ISC Scope, CPA Relevance, and Exam Orientation

ISC scope, CPA relevance, and the blueprint's organizing logic.

This chapter introduces ISC as a CPA discipline focused on systems reliability, control design, and assurance implications. Use it to frame what the section tests before moving into detailed terminology, governance, and control evaluation.
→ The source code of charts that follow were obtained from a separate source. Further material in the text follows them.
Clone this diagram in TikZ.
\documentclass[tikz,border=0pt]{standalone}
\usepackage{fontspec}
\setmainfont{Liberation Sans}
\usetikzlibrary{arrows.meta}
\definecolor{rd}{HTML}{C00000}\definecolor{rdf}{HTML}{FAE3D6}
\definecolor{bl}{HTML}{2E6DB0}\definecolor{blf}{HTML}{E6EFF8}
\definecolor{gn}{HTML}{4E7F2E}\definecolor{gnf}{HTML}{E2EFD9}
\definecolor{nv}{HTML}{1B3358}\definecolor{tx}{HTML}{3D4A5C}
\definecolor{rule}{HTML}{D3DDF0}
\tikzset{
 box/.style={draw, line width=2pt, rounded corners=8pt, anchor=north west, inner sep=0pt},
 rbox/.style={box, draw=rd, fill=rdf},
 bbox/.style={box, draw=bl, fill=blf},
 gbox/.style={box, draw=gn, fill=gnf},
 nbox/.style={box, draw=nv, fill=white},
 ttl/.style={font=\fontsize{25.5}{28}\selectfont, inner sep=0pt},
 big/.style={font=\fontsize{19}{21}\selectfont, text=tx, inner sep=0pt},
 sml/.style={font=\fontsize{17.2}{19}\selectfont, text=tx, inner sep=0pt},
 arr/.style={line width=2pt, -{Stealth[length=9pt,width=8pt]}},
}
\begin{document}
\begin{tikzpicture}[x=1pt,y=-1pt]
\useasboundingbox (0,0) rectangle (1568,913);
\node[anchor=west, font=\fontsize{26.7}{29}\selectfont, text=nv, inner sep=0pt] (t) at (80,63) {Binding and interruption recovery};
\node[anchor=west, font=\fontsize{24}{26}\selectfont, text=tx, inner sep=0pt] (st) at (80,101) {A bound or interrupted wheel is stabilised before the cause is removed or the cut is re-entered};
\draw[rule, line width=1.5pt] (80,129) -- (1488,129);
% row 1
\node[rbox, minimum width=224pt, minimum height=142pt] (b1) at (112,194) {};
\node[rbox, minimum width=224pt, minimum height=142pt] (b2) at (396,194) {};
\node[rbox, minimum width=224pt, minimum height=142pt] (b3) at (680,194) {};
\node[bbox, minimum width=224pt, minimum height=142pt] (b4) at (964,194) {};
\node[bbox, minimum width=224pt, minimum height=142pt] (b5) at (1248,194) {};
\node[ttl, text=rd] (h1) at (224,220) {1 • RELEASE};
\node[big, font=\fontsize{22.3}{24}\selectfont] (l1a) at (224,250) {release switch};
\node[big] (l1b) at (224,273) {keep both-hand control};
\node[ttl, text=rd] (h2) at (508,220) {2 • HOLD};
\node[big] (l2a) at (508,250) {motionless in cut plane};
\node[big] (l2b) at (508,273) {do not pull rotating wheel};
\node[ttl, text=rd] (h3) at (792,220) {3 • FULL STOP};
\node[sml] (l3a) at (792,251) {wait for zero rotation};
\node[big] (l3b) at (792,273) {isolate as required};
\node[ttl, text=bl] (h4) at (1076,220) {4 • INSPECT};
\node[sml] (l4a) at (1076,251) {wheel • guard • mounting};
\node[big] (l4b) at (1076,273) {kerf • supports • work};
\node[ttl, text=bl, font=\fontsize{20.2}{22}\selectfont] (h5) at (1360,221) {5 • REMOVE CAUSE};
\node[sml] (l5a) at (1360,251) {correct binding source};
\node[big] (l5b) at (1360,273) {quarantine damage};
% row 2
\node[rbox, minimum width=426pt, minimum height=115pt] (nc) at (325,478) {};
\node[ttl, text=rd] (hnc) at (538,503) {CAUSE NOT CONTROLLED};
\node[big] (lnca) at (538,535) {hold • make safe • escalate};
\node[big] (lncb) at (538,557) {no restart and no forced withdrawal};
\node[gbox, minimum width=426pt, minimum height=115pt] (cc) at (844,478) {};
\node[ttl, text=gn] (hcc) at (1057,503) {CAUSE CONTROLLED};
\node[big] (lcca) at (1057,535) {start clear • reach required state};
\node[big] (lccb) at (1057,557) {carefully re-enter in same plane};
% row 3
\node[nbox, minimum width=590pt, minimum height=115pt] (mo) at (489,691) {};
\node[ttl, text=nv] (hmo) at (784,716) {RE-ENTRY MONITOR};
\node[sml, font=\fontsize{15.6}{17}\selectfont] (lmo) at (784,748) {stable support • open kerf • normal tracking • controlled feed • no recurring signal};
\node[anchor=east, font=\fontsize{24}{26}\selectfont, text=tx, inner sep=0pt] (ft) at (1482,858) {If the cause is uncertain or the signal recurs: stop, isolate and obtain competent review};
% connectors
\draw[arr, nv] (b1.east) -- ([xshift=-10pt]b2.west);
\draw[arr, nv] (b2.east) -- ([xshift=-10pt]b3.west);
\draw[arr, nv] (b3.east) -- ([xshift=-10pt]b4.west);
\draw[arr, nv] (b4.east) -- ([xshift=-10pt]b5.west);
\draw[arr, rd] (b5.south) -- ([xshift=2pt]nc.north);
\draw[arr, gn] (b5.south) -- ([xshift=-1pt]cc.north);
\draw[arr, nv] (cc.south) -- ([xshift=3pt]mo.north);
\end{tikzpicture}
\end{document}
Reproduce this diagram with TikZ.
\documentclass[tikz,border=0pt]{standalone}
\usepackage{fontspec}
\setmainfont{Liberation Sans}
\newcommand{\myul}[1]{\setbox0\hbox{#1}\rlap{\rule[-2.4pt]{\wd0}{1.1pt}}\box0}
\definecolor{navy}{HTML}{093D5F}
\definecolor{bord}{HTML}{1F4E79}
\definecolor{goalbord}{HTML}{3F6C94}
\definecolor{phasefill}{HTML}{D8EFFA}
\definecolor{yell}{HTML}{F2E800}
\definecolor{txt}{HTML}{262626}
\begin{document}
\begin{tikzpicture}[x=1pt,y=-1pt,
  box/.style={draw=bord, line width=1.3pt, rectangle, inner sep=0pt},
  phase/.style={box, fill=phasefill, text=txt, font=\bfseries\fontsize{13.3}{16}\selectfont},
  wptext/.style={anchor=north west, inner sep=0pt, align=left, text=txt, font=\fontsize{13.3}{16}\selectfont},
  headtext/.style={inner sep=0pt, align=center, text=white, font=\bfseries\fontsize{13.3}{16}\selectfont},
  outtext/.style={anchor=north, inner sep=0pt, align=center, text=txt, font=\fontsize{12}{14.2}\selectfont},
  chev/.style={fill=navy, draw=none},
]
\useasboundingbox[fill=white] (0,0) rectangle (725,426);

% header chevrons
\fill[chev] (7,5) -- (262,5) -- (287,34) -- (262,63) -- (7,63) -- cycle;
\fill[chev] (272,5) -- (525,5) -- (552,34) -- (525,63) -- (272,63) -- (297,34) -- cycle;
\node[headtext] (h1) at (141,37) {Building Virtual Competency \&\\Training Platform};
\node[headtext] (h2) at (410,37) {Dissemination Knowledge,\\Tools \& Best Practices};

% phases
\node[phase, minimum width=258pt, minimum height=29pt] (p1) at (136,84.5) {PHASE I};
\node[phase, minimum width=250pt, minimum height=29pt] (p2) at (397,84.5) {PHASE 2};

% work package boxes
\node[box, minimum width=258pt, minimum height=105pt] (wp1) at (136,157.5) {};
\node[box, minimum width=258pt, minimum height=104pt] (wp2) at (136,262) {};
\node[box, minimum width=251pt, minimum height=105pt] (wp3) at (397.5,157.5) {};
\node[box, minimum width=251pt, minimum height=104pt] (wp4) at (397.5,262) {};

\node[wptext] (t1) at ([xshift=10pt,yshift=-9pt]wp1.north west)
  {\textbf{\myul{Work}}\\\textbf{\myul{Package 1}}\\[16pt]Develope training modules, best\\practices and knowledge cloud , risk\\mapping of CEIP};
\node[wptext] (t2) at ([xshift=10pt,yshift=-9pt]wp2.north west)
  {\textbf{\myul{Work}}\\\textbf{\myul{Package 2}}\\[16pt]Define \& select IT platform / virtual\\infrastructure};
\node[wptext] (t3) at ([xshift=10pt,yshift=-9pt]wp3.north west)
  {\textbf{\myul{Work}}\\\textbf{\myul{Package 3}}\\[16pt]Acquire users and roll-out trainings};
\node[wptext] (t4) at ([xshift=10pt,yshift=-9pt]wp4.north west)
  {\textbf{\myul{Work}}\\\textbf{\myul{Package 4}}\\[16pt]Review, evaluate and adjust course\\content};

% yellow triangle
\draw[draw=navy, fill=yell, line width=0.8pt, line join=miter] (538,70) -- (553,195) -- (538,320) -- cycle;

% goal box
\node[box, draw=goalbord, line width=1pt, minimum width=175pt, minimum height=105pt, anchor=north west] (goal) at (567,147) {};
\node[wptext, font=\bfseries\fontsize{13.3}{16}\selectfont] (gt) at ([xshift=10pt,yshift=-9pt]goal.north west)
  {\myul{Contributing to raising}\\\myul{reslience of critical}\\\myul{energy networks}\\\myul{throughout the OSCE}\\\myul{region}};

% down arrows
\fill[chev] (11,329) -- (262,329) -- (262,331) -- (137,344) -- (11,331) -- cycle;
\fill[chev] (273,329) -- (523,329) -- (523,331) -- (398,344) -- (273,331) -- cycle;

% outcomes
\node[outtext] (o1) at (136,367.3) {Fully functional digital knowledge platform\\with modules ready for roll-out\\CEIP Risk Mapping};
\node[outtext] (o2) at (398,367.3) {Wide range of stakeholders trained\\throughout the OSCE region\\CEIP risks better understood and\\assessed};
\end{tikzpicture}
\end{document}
ISC is not a general IT certification. It asks how systems, data, controls, security, privacy, and SOC reporting affect CPA assurance and advisory judgments.

In This Chapter

ISC Orientation Lens

Orientation issue What it clarifies Common ISC trap
Discipline scope Which technology topics matter because they affect controls and assurance. Studying technical vocabulary without connecting it to CPA judgment.
CPA role How auditors and advisors evaluate systems, evidence, and control responsibility. Treating IT work as separate from professional responsibilities.
Blueprint logic How architecture, data, security, privacy, and SOC topics fit together. Reading chapters as isolated technical notes.
Standards context Why professional standards and external frameworks shape the work. Ignoring the difference between technical guidance and assurance standards.

ISC Orientation Sequence

Step What to establish Why it matters
Define the CPA question Assurance reliance, advisory work, SOC reporting, or control evaluation. ISC is tested through professional judgment, not IT trivia.
Locate the system context Architecture, data flow, security boundary, or service organization. The system context determines the relevant control risks.
Identify the control objective Processing integrity, availability, confidentiality, privacy, or reporting reliability. Control objective clarity prevents generic control answers.
Connect to evidence Logs, reports, approvals, test results, or SOC report information. CPA conclusions need support, not only framework vocabulary.
Choose the right standard or framework AICPA, COSO, COBIT, SOC criteria, regulation, or policy context. Standards and criteria shape what can be concluded.

ISC Scope Checkpoints

Checkpoint What to classify Why it matters
Professional role Auditor, advisor, service auditor, management, user auditor, or governance body. Role affects responsibility, independence, and evidence needs.
System boundary Application, infrastructure, data flow, cloud provider, service organization, or user entity. Control responsibility depends on where the boundary sits.
Trust objective Security, availability, processing integrity, confidentiality, privacy, or reporting reliability. Different objectives require different controls and evidence.
Evidence source System report, log, SOC report, policy, approval, ticket, or observation. ISC answers should connect technical facts to supportable evidence.
Framework fit AICPA criteria, COSO, COBIT, internal policy, contract, or regulation. The framework defines how the system or control is evaluated.

How to Use This Chapter

  • Read this chapter first if ISC still feels like a loose collection of technical topics.
  • Focus on why systems knowledge matters for control reliance and assurance conclusions.
  • Revisit it before final review to reset your understanding of the section’s purpose and scope.